Parliament works closely with the Council in certain areas, such as common foreign and security policy and judicial co-operation, as well as on some issues of common interest such as asylum and immigration policy and measures to combat drug abuse, fraud and international crime. The Council Presidency keeps Parliament informed on all these subjects.
Parliament can also exercise democratic control by examining petitions from citizens and setting up temporary committees of inquiry.
Finally, Parliament provides input to every EU summit (the European Council meetings). At the opening of each summit, the President of Parliament is invited to express Parliament's views and concerns about topical issues and the items on the European Council's agenda.
3. The power of the purse
The EU's annual budget is decided jointly by Parliament and the Council of the European Union.
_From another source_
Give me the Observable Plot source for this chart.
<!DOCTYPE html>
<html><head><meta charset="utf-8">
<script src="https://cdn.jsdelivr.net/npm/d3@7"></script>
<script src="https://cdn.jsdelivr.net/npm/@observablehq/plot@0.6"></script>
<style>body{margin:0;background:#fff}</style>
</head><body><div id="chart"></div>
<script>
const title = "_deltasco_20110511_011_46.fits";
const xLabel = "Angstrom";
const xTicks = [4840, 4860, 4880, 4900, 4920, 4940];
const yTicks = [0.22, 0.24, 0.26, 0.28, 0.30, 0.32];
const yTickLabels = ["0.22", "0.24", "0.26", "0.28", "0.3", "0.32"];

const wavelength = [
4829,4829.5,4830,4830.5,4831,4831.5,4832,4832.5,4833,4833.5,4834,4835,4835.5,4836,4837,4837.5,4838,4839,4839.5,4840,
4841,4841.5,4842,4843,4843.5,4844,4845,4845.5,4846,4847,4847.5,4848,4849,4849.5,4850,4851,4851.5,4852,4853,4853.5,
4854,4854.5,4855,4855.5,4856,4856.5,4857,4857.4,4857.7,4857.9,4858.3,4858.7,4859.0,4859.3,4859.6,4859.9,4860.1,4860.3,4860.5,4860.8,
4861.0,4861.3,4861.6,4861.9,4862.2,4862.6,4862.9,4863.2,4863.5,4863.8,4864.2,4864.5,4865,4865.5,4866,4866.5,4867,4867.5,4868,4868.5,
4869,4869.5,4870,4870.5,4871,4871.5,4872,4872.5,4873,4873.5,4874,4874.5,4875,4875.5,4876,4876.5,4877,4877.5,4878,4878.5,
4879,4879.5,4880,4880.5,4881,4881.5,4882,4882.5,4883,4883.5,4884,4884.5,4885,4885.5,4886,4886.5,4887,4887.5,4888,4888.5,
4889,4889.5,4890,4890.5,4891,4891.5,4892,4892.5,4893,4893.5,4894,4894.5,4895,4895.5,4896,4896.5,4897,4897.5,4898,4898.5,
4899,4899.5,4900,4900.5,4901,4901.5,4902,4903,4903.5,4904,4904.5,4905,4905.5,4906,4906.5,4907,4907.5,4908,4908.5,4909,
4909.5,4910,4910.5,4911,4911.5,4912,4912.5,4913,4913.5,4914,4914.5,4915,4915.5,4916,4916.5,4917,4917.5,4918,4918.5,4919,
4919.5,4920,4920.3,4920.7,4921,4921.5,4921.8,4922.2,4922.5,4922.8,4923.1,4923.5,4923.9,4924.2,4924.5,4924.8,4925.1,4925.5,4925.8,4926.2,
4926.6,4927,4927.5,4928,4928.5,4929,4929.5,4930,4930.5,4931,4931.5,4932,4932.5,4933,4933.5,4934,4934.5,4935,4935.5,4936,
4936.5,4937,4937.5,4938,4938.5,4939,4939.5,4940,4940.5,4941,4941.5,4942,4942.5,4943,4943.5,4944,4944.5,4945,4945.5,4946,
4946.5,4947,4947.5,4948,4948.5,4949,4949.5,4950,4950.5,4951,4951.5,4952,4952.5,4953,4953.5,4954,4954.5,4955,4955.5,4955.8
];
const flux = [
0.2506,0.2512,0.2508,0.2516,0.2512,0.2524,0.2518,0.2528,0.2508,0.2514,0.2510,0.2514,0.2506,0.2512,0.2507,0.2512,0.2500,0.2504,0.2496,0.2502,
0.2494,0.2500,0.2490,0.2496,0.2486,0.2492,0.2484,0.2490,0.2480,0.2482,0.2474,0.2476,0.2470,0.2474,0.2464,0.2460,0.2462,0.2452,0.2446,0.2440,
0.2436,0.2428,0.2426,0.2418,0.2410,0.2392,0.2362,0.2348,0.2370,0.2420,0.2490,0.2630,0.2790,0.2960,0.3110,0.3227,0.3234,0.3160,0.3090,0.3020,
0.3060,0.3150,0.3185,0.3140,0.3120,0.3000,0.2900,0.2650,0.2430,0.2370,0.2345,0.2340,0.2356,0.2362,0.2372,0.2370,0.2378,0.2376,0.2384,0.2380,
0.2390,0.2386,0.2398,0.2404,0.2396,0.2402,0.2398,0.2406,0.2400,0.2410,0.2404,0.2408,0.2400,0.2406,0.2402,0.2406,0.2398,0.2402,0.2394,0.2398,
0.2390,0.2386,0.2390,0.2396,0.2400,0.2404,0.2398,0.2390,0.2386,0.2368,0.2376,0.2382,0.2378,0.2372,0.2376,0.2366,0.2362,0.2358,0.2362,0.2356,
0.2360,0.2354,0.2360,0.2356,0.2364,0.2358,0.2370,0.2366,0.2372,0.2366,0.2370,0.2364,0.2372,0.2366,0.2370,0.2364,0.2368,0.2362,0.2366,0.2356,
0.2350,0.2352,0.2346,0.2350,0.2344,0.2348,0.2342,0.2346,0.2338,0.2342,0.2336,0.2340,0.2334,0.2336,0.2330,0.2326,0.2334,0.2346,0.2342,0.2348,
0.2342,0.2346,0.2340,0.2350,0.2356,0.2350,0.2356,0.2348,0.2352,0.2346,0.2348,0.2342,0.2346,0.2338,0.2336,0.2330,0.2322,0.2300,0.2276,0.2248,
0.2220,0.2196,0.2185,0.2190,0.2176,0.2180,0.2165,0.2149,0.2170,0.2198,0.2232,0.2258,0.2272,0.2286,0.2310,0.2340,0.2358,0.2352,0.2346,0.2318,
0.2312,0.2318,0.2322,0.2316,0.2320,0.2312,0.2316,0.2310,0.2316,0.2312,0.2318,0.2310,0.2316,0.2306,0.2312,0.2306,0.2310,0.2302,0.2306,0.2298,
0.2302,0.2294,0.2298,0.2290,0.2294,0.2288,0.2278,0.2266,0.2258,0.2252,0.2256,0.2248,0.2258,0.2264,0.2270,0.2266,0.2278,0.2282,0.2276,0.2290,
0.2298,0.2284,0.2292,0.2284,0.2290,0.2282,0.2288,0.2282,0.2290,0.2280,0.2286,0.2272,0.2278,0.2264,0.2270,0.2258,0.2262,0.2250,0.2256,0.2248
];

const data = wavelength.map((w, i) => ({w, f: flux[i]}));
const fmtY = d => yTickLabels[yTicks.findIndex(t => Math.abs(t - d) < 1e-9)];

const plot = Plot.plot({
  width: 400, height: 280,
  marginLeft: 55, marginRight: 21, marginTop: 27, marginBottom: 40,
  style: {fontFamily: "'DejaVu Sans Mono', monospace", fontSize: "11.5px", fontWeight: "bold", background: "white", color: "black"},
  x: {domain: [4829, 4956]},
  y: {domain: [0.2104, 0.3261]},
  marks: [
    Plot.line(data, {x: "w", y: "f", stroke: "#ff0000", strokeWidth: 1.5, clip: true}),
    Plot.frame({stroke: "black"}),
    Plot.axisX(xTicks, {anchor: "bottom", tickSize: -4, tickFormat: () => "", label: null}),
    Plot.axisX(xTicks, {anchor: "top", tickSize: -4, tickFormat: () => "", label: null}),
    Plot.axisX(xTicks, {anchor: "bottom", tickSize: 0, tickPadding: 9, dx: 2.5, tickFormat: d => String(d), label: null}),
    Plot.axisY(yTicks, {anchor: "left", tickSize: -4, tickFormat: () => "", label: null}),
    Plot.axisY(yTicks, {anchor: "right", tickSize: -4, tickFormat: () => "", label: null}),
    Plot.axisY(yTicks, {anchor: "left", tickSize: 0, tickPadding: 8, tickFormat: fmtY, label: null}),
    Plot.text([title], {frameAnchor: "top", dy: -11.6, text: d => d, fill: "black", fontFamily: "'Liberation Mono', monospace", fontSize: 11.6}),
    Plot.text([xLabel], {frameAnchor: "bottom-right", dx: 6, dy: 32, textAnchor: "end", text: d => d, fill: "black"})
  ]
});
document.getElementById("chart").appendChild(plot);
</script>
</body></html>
Parliament debates it in two successive readings, and it does not come into force until it has been signed by the President of Parliament.
Parliament's Committee on Budgetary Control (COCOBU) monitors how the budget is spent, and each year Parliament decides whether to approve the Commission's handling of the budget for the previous financial year. This approval process is technically known as "granting a discharge".
How is the Parliament's work organised?
Parliament's work is divided into two main stages:
- Preparing for the plenary session. This is done by the MEPs in the various parliamentary committees that specialise in particular areas of EU activity. The issues for debate are also discussed by the political groups.
- The plenary session itself. Plenary sessions, attended by all MEPs, are normally held in Strasbourg (one week per month) and sometimes in Brussels (two days). At these sessions, Parliament examines proposed legislation and votes on amendments before coming to a decision on the text as a whole.
Other items on the agenda may include Council or Commission "communications" or questions about what is going on in the European Union or the wider world.